JDJ: Are you in beta testing for the next version of Visual J++ yet?
HB: We are very close to it. We've really moved toward the concept of a public beta because our initial beta for 1.0 was so overwhelmingly successful. We had over 150,000 downloads and the feedback was incredible compared to a normal product beta. Right now, we are really looking at a small private beta of some very rough alpha code and then, as soon as we have a stable product with features that people can actually experiment with and use, we'll get it out in a public beta on the Web.
JDJ: We like to end our interviews with a look behind the scenes. What is the Visual J++ development group like?
HB: This being Seattle, it's got great culture and we have a lot of people who are interested in the arts. There are also a lot of our people who are interested in the outdoors. Farhana, myself and some of the other key people on the development team go hiking every other weekend together. We are really a very small team. We are very closely knit and it's been one of the most positive experiences of my life working with these people on Visual J++. We only had about fifteen developers and, when you bring in program management, quality assurance, etc., we only totaled some thirty to forty people when we worked on version 1.0.
Our development team was just awesome. You have to realize that we really started development of Visual J++ in January of 1996 and six months later we had an incredibly solid beta up on the Web. After a few months, we put the product out in final form and we were selling it. Now we have launched Visual J++ 1.1 and we have been working for several months on the next version of Visual J++. The pace of development for the team has been incredible.
JDJ: Is there anything else that you would like to add?

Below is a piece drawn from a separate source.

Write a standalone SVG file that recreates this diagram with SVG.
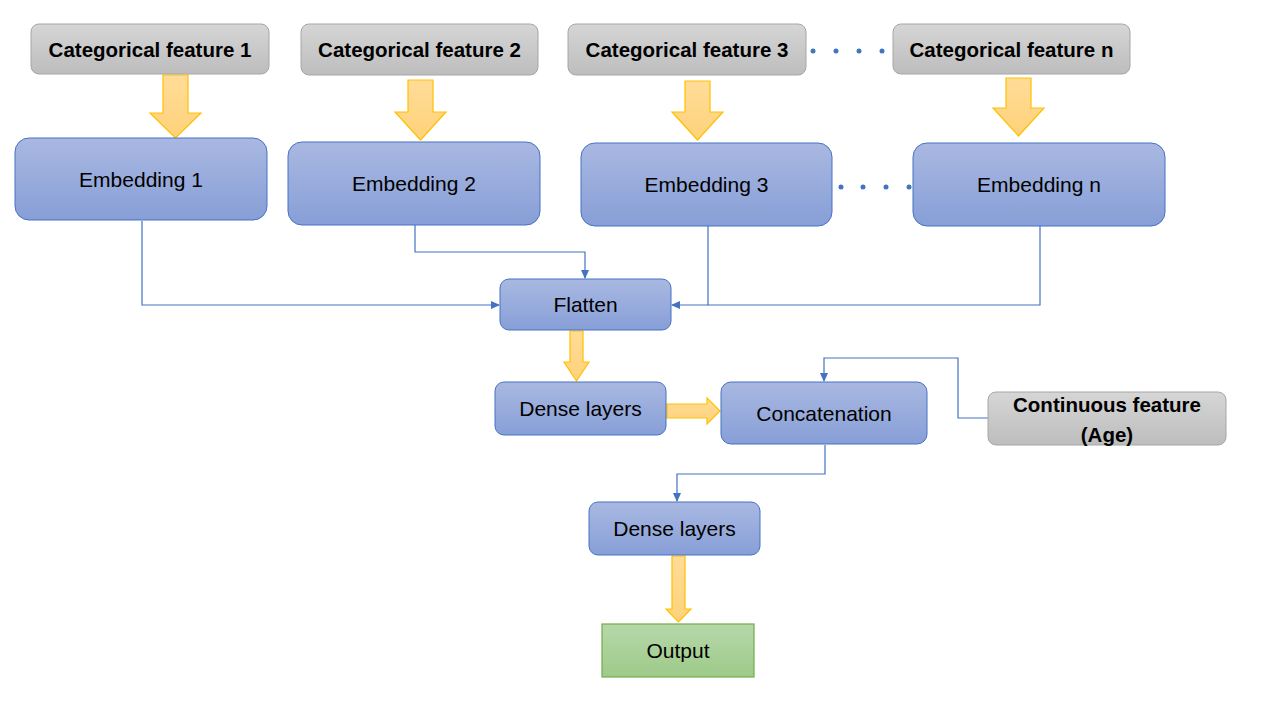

HB: We just want people to realize that we are creating 100 percent Java compatible code and that Visual J++ is a great development tool for creating cross-platform Java applications. Microsoft is totally committed to supporting cross-platform Java and we are also totally committed to innovating in that area with the application classes. We are also totally committed to giving programmers the choice and the capability to create full powered Java applications or full powered Windows applications that can be written in Java. That is very important to us.